>> BEGIN
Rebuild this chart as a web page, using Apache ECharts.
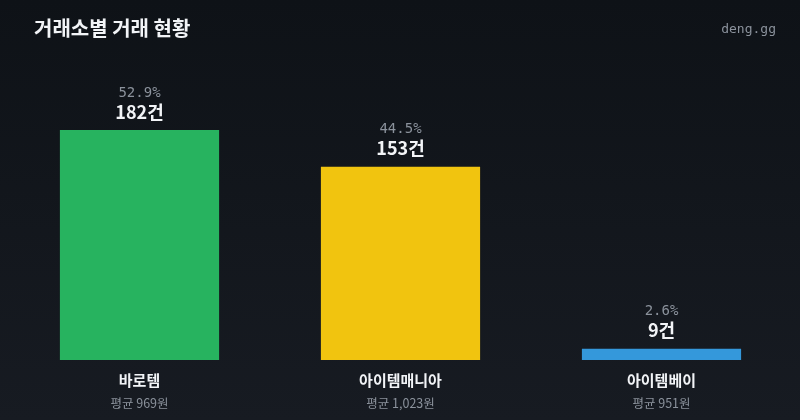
<!DOCTYPE html>
<html>
<head>
<meta charset="utf-8">
<script src="https://cdn.jsdelivr.net/npm/echarts@6/dist/echarts.min.js"></script>
<style>
  html, body { margin: 0; padding: 0; background: #11151b; }
  #chart { width: 800px; height: 420px; }
</style>
</head>
<body>
<div id="chart"></div>
<script>
// exchange data
var exchanges = ['바로템', '아이템매니아', '아이템베이'];
var counts = [182, 153, 9];
var shares = ['52.9%', '44.5%', '2.6%'];
var avgPrices = ['969', '1,023', '951'];
var barColors = ['#27b35f', '#f1c40f', '#3498db'];

var sans = '"Noto Sans CJK KR", "Noto Sans", sans-serif';
var mono = '"DejaVu Sans Mono", monospace';

var chart = echarts.init(document.getElementById('chart'));

var option = {
    backgroundColor: new echarts.graphic.LinearGradient(0, 0, 0, 1, [
        { offset: 0, color: '#0e1217' },
        { offset: 1, color: '#171b22' }
    ]),
    animation: false,
    title: {
        text: '거래소별 거래 현황',
        left: 29, top: 13,
        textStyle: { color: '#f2f4f7', fontSize: 20, fontWeight: 'bold', fontFamily: sans }
    },
    graphic: [{
        type: 'text',
        right: 24, top: 23,
        style: { text: 'deng.gg', fill: '#8b929c', font: '13px ' + mono }
    }],
    grid: { left: 9, right: 8, top: 130, bottom: 60 },
    xAxis: {
        type: 'category',
        data: exchanges,
        axisLine: { show: false },
        axisTick: { show: false },
        axisLabel: {
            margin: 9,
            formatter: function (v, i) {
                return '{n|' + v + '}\n{a|평균 ' + avgPrices[i] + '원}';
            },
            rich: {
                n: { color: '#f2f4f7', fontSize: 15, fontWeight: 'bold', fontFamily: sans, lineHeight: 22 },
                a: { color: '#8b929c', fontSize: 12.5, fontFamily: sans, lineHeight: 24 }
            }
        }
    },
    yAxis: {
        type: 'value',
        min: 0, max: 182,
        show: false
    },
    series: [{
        type: 'bar',
        barWidth: '61%',
        data: counts.map(function (c, i) {
            return { value: c, itemStyle: { color: barColors[i] } };
        }),
        label: {
            show: true,
            position: 'top',
            distance: 8,
            formatter: function (p) {
                return '{p|' + shares[p.dataIndex] + '}\n{c|' + p.value + '건}';
            },
            rich: {
                p: { color: '#8b929c', fontSize: 14, fontFamily: mono, lineHeight: 18 },
                c: { color: '#f2f4f7', fontSize: 18, fontWeight: 'bold', fontFamily: sans, lineHeight: 20 }
            }
        }
    }]
};

chart.setOption(option);
</script>
</body>
</html>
>> END
DIRECTION =>
Set the lines above down again, word for word, from the first through the one containing "var chart = echarts.init(document.getElementById('chart'));"; pictures excluded.

PROBLEM SOLUTION =>
Rebuild this chart as a web page, using Apache ECharts.
<!DOCTYPE html>
<html>
<head>
<meta charset="utf-8">
<script src="https://cdn.jsdelivr.net/npm/echarts@6/dist/echarts.min.js"></script>
<style>
  html, body { margin: 0; padding: 0; background: #11151b; }
  #chart { width: 800px; height: 420px; }
</style>
</head>
<body>
<div id="chart"></div>
<script>
// exchange data
var exchanges = ['바로템', '아이템매니아', '아이템베이'];
var counts = [182, 153, 9];
var shares = ['52.9%', '44.5%', '2.6%'];
var avgPrices = ['969', '1,023', '951'];
var barColors = ['#27b35f', '#f1c40f', '#3498db'];

var sans = '"Noto Sans CJK KR", "Noto Sans", sans-serif';
var mono = '"DejaVu Sans Mono", monospace';

var chart = echarts.init(document.getElementById('chart'));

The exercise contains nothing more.